Sat, 18 Jun 2005

Auto parts makers eye RI: Govt

The Jakarta Post, Jakarta

Indonesia's promising automotive sales outlook along with the country's positive economic growth and current stable political environment have persuaded some Japanese automotive manufacturers to commit themselves to setting up component plants here, the Ministry of Industry says.

According to the ministry, the pledges were made during industry minister Andung A. Nitimihardja's visit to Nagoya from June 5 to June 10, where the manufacturers said they had noticed improvements in the infrastructure in industrial estates, as well as the investment climate and business licensing procedures in Indonesia.

In a release issued on Friday, the Ministry of Industry said that Suzuki would make Indonesia its worldwide export production base for the APV minivan.

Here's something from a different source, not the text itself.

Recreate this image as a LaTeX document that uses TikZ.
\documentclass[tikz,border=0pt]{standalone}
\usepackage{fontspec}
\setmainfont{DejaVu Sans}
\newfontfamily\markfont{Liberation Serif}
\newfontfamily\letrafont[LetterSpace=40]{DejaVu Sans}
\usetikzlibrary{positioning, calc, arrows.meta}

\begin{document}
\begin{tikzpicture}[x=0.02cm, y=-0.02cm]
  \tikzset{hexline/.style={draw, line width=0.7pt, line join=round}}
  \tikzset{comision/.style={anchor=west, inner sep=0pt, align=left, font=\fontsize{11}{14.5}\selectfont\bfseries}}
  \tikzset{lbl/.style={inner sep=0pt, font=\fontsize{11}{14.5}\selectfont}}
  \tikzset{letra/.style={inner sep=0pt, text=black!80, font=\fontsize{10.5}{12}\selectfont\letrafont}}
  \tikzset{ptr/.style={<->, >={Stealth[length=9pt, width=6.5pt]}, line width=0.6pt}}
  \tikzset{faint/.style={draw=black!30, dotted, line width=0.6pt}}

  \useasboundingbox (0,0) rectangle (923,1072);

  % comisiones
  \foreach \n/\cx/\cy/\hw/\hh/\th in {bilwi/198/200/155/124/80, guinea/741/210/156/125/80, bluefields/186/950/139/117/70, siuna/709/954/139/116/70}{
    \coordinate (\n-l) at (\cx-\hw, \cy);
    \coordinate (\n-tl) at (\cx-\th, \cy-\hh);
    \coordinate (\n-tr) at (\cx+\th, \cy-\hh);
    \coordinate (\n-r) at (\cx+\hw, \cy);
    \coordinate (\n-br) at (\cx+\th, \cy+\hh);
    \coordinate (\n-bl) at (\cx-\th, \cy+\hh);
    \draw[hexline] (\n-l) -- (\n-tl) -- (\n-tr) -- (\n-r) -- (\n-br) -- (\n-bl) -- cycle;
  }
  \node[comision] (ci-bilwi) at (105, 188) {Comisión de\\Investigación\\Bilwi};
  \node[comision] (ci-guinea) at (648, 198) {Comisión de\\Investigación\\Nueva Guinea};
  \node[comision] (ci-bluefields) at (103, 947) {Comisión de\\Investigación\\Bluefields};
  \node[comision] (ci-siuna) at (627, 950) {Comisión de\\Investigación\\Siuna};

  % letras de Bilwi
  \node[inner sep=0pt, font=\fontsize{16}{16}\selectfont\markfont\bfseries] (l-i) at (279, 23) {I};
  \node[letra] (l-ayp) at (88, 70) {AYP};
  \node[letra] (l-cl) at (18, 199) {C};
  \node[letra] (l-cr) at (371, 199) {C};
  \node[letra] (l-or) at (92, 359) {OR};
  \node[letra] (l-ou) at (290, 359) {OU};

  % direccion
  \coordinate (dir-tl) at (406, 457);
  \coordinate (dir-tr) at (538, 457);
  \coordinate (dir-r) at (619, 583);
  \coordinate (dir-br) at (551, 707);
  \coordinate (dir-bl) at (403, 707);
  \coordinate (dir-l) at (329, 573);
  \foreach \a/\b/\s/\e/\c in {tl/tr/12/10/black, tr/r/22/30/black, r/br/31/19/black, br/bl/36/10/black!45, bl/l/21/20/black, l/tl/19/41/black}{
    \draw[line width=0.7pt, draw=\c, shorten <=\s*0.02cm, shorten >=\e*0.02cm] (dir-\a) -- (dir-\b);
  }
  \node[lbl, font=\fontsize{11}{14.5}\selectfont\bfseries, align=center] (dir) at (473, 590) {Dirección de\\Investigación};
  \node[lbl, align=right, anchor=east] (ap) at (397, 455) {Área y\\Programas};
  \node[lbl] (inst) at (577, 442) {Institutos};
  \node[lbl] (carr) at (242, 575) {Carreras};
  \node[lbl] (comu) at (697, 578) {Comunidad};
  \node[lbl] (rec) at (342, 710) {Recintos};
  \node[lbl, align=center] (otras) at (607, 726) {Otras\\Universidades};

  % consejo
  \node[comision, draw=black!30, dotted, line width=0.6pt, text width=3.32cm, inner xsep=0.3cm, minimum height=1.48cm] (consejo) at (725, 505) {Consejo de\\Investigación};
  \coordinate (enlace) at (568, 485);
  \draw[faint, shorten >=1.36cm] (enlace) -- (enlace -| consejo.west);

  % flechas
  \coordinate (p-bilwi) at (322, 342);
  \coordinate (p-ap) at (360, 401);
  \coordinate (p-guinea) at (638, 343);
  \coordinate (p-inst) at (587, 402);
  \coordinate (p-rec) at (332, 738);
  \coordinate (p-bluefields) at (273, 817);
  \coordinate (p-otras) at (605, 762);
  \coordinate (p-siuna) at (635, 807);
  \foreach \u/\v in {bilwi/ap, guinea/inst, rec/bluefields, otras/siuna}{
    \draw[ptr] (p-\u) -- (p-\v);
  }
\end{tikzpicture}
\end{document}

Suzuki -- which has teamed up here with PT Indomobil Sukses Internasional Tbk -- plans to increase its car production from 120,000 units last year to 200,000 units this year.

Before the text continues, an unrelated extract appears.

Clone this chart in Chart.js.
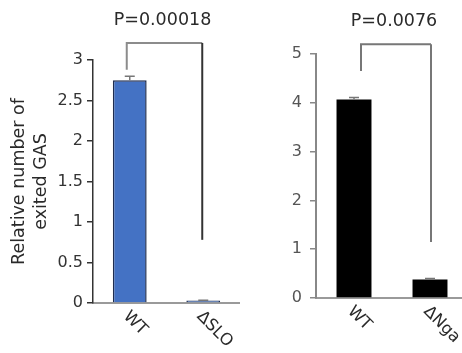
<!DOCTYPE html>
<html><head><meta charset="utf-8">
<script src="https://cdn.jsdelivr.net/npm/chart.js@4/dist/chart.umd.min.js"></script>
<style>
html,body{margin:0;padding:0;background:#fff;overflow:hidden;width:462px;height:353px;position:relative;}
#l{position:absolute;left:0;top:0;width:240px;height:353px;}
#r{position:absolute;left:240px;top:0;width:228px;height:353px;}
</style></head><body>
<div id="l"><canvas id="c1"></canvas></div>
<div id="r"><canvas id="c2"></canvas></div>
<script>
// ---- Data: left panel (GAS exit, WT vs ΔSLO) ----
const categoriesA = ['WT', 'ΔSLO'];
const valuesA = [2.75, 0.03];
const errorsA = [0.05, 0.005];
const ticksA = [0, 0.5, 1, 1.5, 2, 2.5, 3];
const pLabelA = 'P=0.00018';
const bracketA = [3.21, 2.88, 0.78]; // top, left-leg end, right-leg end (data units)

// ---- Data: right panel (WT vs ΔNga) ----
const categoriesB = ['WT', 'ΔNga'];
const valuesB = [4.07, 0.38];
const errorsB = [0.04, 0.02];
const ticksB = [0, 1, 2, 3, 4, 5];
const pLabelB = 'P=0.0076';
const bracketB = [5.2, 4.65, 1.15];

const yTitle = ['Relative number of', 'exited GAS'];

const FONT = 'DejaVu Sans';

const annot = {
  id: 'annot',
  afterDatasetsDraw(chart, args, o) {
    const ctx = chart.ctx, xs = chart.scales.x, ys = chart.scales.y;
    const ca = chart.chartArea;
    ctx.save();
    // error bars
    ctx.strokeStyle = o.errColor; ctx.lineWidth = 1.5;
    o.values.forEach((v, i) => {
      const x = xs.getPixelForValue(i);
      const yb = ys.getPixelForValue(v), yt = ys.getPixelForValue(v + o.errors[i]);
      ctx.beginPath();
      ctx.moveTo(x, yb); ctx.lineTo(x, yt);
      ctx.moveTo(x - 5, yt); ctx.lineTo(x + 5, yt);
      ctx.stroke();
    });
    // bracket
    const xl = xs.getPixelForValue(0) + o.legOff[0];
    const xr = xs.getPixelForValue(1) + o.legOff[1];
    const yTop = ys.getPixelForValue(o.bracket[0]);
    const yL = ys.getPixelForValue(o.bracket[1]);
    const yR = ys.getPixelForValue(o.bracket[2]);
    ctx.lineWidth = 2;
    ctx.strokeStyle = o.brColor;
    ctx.beginPath();
    ctx.moveTo(xl, yL); ctx.lineTo(xl, yTop); ctx.lineTo(xr, yTop);
    ctx.stroke();
    ctx.strokeStyle = o.brColor2;
    ctx.beginPath();
    ctx.moveTo(xr, yTop); ctx.lineTo(xr, yR);
    ctx.stroke();
    // P label
    ctx.fillStyle = '#2a2a2a';
    ctx.font = '17.5px "' + FONT + '"';
    ctx.textAlign = 'center'; ctx.textBaseline = 'middle';
    ctx.fillText(o.pLabel, (xl + xr) / 2 - 2, yTop - 23);
    // rotated category labels
    ctx.font = '16.5px "' + FONT + '"';
    ctx.fillStyle = '#2a2a2a';
    ctx.textAlign = 'left'; ctx.textBaseline = 'middle';
    o.labels.forEach((lab, i) => {
      const x = xs.getPixelForValue(i) - 4;
      const y = ca.bottom + 11;
      ctx.save();
      ctx.translate(x, y);
      ctx.rotate(Math.PI / 4);
      ctx.fillText(lab, 0, 0);
      ctx.restore();
    });
    ctx.restore();
  }
};

function makeChart(id, cats, vals, errs, ticks, maxV, pLabel, bracket, opts) {
  return new Chart(document.getElementById(id), {
    type: 'bar',
    data: {
      labels: cats,
      datasets: [{
        data: vals,
        backgroundColor: opts.fill,
        borderColor: opts.border,
        borderWidth: opts.borderWidth,
        barPercentage: 0.92,
        categoryPercentage: 0.5
      }]
    },
    plugins: [annot],
    options: {
      responsive: true,
      maintainAspectRatio: false,
      animation: false,
      layout: { padding: opts.padding },
      plugins: {
        legend: { display: false },
        tooltip: { enabled: false },
        annot: {
          values: vals, errors: errs, bracket: bracket, pLabel: pLabel, labels: cats,
          legOff: opts.legOff, errColor: opts.errColor, brColor: opts.brColor, brColor2: opts.brColor2
        }
      },
      scales: {
        x: {
          type: 'category',
          offset: true,
          grid: { display: false, drawTicks: false },
          ticks: { display: false },
          border: { display: true, color: '#9a9a9a', width: 2 }
        },
        y: {
          min: 0, max: maxV,
          afterBuildTicks: s => { s.ticks = ticks.map(v => ({ value: v })); },
          afterFit: s => { s.width = opts.yWidth; },
          grid: { display: true, drawOnChartArea: false, drawTicks: true, tickLength: 6, color: opts.axisColor, lineWidth: 1.5 },
          border: { display: true, color: opts.axisColor, width: opts.axisWidth },
          ticks: {
            padding: opts.tickPad,
            color: opts.tickColor,
            font: { family: FONT, size: 16 },
            callback: v => String(v)
          },
          title: opts.title ? {
            display: true,
            text: opts.title,
            color: '#2a2a2a',
            font: { family: FONT, size: 17.5, lineHeight: 1.23 },
            padding: { top: 9, bottom: 0 }
          } : { display: false }
        }
      }
    }
  });
}

makeChart('c1', categoriesA, valuesA, errorsA, ticksA, 3, pLabelA, bracketA, {
  fill: '#4472C4', border: '#1f2d4f', borderWidth: 1.5,
  padding: { top: 60, bottom: 50, left: 0, right: 0 },
  yWidth: 93, tickPad: 4, tickColor: '#333', axisColor: '#333', axisWidth: 1.5,
  title: yTitle, legOff: [-3, -1], errColor: '#777', brColor: '#8c8c8c', brColor2: '#333'
});

makeChart('c2', categoriesB, valuesB, errorsB, ticksB, 5, pLabelB, bracketB, {
  fill: '#000', border: '#000', borderWidth: 0,
  padding: { top: 54, bottom: 55, left: 0, right: 0 },
  yWidth: 76, tickPad: 8, tickColor: '#555', axisColor: '#888', axisWidth: 2,
  title: null, legOff: [7, 1], errColor: '#777', brColor: '#777', brColor2: '#777'
});
</script>
</body></html>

The Indonesian Automotive Manufacturers Association (Gaikindo) has said it expects to see sales this year increase to 550,000 units compared to last year's 483,000.

To support its manufacturing activities here, Suzuki has brought 30 small- and medium-sized components suppliers to Indonesia to study the possibility of investing here. Suzuki will also build a supporting industrial estate near its plant.

Three Japanese firms visited by Andung -- engine component maker Hamana Parts Industry Co., structural and body parts maker Bellsonica Co. and plastic components maker Sankei -- have all confirmed their interest in investing here, according to the ministry.

In the lucrative motorcycle market -- where five million motorcycles are expected to be sold this year -- Suzuki, Yamaha and Honda had shown interest in increasing production capacity.

The release said, Suzuki would increase its production output from 800,000 units last year to 1.2 million units this year and two million next year, with a corresponding investment of US$200 million.

Yamaha, meanwhile, would open a second plant in January 2006, which would have a production capacity of 600,000 units per annum based on an investment of $80 million.

At least 80 Indonesian workers were currently undergoing training in Japan in preparation for the opening of the new plants.

Motorcycle market leader Honda will open a third, US$100 million plant in October with a production capacity of one million units.

As for motorcycle components manufacturers, they were set to invest $70 million to support Honda's expansion, the release said.